Writer: Grant Morrison
Pencils: Frank Quitely
Colour and Inks: Jamie Grant
Letters: Todd Klein
What's it about?
Three animals - a dog, cat and rabbit - are transformed into cyborgs by the United States army. They are taught to speak and trained to kill on covert military missions. There have been rumours in the past of the American military taming dolphins and using them as suicide bombers to attack enemy boats. Regardless of whether these stories are true or not, this book picks up from that idea and takes it several steps further.
The animals escape from their laboratory home and start searching for a distantly remembered home where they were once loved and cared for as pets. The military wish to recapture the animals and the conclusion to the story starts to unfold.
What's good about it?
It is simultaneously warming and horrifying. Grant Morrison is known for writing somewhat odd or unusual stories and his talents shine through here as he forces us to connect us with the animals' emotions and plight, as well as creating vivid human characters within the parameters of just a few short pages. He keeps the essential dogginess, or cattiness of each animal and gives us an insight into their thoughts and needs.
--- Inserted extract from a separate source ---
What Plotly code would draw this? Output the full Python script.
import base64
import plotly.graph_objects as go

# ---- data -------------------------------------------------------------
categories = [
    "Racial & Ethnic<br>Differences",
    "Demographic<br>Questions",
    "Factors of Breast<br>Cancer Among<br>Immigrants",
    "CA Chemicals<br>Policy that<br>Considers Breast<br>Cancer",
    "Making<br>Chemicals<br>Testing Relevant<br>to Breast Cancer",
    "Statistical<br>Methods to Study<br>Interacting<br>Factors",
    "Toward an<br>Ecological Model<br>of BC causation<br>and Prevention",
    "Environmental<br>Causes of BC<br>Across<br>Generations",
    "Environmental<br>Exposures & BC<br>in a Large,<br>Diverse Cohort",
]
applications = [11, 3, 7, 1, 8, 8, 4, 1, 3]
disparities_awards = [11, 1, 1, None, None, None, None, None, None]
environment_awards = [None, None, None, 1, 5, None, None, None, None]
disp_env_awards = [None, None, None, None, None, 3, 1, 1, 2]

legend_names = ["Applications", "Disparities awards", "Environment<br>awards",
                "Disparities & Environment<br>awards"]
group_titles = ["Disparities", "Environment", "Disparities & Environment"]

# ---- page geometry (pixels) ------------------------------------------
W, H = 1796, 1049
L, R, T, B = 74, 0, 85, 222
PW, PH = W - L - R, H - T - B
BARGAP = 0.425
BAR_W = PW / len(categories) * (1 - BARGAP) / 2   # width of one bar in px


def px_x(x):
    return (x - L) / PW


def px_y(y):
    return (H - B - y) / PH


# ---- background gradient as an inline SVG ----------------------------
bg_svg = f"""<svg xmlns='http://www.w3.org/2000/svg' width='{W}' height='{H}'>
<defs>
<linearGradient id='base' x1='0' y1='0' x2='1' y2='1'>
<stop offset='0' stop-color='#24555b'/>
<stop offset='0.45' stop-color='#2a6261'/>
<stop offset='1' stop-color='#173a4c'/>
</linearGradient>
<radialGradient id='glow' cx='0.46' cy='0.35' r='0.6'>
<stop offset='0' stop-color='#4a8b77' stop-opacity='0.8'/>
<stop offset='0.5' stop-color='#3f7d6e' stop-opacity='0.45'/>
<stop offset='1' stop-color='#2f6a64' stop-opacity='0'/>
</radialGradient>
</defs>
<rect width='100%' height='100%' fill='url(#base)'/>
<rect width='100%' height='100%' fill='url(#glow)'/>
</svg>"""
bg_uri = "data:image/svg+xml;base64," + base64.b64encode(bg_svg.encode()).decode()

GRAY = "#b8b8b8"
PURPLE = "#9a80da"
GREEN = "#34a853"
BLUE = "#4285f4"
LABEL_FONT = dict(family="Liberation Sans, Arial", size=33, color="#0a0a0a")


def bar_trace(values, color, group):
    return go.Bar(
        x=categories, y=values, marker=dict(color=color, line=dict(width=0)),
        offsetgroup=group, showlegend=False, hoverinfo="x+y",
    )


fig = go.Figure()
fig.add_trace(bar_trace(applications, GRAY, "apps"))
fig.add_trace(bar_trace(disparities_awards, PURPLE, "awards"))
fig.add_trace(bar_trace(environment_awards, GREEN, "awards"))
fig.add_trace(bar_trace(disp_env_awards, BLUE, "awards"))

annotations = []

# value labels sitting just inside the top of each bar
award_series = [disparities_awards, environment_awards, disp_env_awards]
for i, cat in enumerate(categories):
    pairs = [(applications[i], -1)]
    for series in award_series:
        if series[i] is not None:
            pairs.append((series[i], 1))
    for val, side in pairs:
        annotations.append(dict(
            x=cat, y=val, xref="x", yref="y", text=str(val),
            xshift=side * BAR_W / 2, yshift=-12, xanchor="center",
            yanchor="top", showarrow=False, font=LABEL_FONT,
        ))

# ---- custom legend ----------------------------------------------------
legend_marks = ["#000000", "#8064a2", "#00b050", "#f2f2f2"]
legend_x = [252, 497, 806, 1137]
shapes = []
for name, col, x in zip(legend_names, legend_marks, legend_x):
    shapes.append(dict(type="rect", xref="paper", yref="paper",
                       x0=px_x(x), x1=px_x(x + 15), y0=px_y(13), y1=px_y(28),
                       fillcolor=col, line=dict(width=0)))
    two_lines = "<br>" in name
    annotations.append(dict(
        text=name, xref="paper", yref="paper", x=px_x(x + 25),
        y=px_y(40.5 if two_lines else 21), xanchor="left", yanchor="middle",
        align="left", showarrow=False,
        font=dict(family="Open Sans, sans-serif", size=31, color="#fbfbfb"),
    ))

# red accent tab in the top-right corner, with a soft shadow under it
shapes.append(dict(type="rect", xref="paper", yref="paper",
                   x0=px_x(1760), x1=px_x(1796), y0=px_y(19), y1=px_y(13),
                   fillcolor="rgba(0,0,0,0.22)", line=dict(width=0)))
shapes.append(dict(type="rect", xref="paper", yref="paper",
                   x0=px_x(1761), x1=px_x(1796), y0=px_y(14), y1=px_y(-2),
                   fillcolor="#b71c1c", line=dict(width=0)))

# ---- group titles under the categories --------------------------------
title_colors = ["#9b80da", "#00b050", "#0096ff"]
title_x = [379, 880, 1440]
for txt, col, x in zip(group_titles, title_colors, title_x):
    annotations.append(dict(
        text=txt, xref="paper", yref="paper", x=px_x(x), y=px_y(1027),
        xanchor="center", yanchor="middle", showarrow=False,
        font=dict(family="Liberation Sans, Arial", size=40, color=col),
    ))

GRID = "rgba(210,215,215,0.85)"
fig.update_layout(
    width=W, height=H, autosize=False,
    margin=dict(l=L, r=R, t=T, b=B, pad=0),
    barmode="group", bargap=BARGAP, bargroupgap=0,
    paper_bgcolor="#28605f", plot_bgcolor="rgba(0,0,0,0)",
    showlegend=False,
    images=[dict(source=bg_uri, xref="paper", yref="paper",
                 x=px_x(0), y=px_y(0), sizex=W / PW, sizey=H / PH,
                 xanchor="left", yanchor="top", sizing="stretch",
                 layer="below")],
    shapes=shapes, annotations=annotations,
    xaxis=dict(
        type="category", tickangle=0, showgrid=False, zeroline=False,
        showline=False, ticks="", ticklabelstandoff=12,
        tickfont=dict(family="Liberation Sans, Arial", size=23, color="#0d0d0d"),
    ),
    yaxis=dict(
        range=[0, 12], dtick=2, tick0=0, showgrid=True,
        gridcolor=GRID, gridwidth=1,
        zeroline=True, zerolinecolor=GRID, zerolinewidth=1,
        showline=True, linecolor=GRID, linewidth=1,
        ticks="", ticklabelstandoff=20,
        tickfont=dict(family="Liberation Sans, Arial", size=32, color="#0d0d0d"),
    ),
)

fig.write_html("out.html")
Morrison uses cultural reference points such as nursery rhymes to reinforce the horror of the animal's treatment. He debates the ethics of such a project and creates feelings of both revulsion and sympathy in the reader towards the scientists involved in the development of this weapons project. It is a touching, and brutal story, at times frightening, which should serve as a warning to those who would abuse and experiment on animals.
What's bad about it?
It is very violent, so I wouldn't recommend reading it over breakfast. The violence is not gratuitous, rather it reflects the military situation that the animals are created for. It is immediate, explosive, bloody and horrible.
As with Pride of Baghdad, if you don't like animals being given human characteristics, you won't like this.
What's the art like?
The pencils are arresting, compassionate, unflinching and clear. The page layout is used to good effect to draw you into the story and is an example of more innovative styles within the industry. In an unusual move special mention should be made regarding the lettering, done by Todd Klein. His use of different styles for the people and cyborg animals really connects you to each character.